J’ai toujours pensé que le racisme avait été une interférence malheureuse empêchant l’union nécessaire entre les Noirs et les “petits Blancs” contre le système, parce que, pour moi, le racisme est une conséquence de causes diverses et non une cause fondamentale; il peut devenir, par le fait de cette définition incertaine et ambigüe, un moyen de manipulation ou une politique monstrueuse, ou un moyen de promotion totalitaire des soldats du modernisme par l’antithèse de l’anti-racisme. Ce que je nomme “le système”, qui est une organisation à la fois fautive, illégitime et mécaniste, voire une organisation véritablement diabolique si l’on veut une définition plus élevée, est la cause fondamentale parce qu’il est l’invention fondamentale de la modernité dans ses effets les plus radicaux, les plus nihilistes et les plus prédateurs, – bref, les plus déstructurants. (Ne pas oublier le «Les Lumières c’est l’industrie» de Gouhier, qui scandalisa Stendhal en 1825 et le fit devenir anti-américaniste, lui qui avait été admirateur des USA jusqu’alors.)

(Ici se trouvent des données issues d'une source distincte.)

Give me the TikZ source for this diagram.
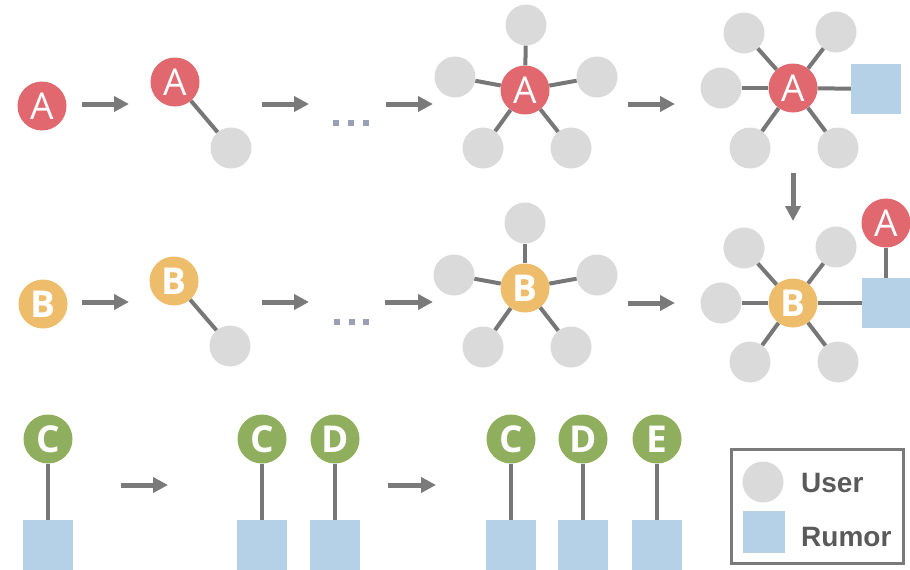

La conséquence est que les Noirs devenus Africains-Américains ont effectivement “vendu leur psychologie” (leur identité, donc leur âme) au système en échange d’une place qui est faite aux privilégiés d’entre eux. Je comprends à 100% les attaques de Harry Belafonte contre Colin Powell en 2002 (voir notre texte du 17 octobre 2002). Belafonte, pourtant plus modéré que pro-Malcolm X, traitant Powell de “ house slave in the Bush administration”, c’est-à-dire une sorte de Kapo noir par rapport aux Blancs – ou, plus justement et précisément dit, pour bien situer les responsabilités, par rapport au système mis en place aux USA par les Anglo-Saxons imprégnés de leur culture puritaine transcrite en termes politiques en suprématisme “exceptionnaliste”. Car, et ceci pour conclure d’une façon fondamentale à mon sens, le problème est beaucoup plus le suprématisme que le racisme; à la différence du racisme qui n’a pas nécessairement ce but de l’anéantissement, le suprématisme implique le but fondamental de l’anéantissement de l’identité (dont la race) de l’autre par tous les moyens, de l’intégration castratrice à la destruction pure et simple. (C’est pourquoi j’avais agrémenté plus haut le mot “racisme” de guillemets qui seraient bien nécessaires.)

Le handicap fondamental d’Obama n’est pas d’être Africain-Américain (et encore, à demi), mais bien d’être un Africain-Américain intégré par le système. Mais, certes, s’il ne l’avait été, il n’aurait pas été élu… Le reste de l’énigme d’Obama est de savoir jusqu’où il a été intégré, du point de vue de sa psychologie profonde, – non pour attendre qu’il ordonnera la création d’une “nation noire” mais pour observer si, à un moment ou l’autre, il lui arrivera de songer à se révolter contre le système.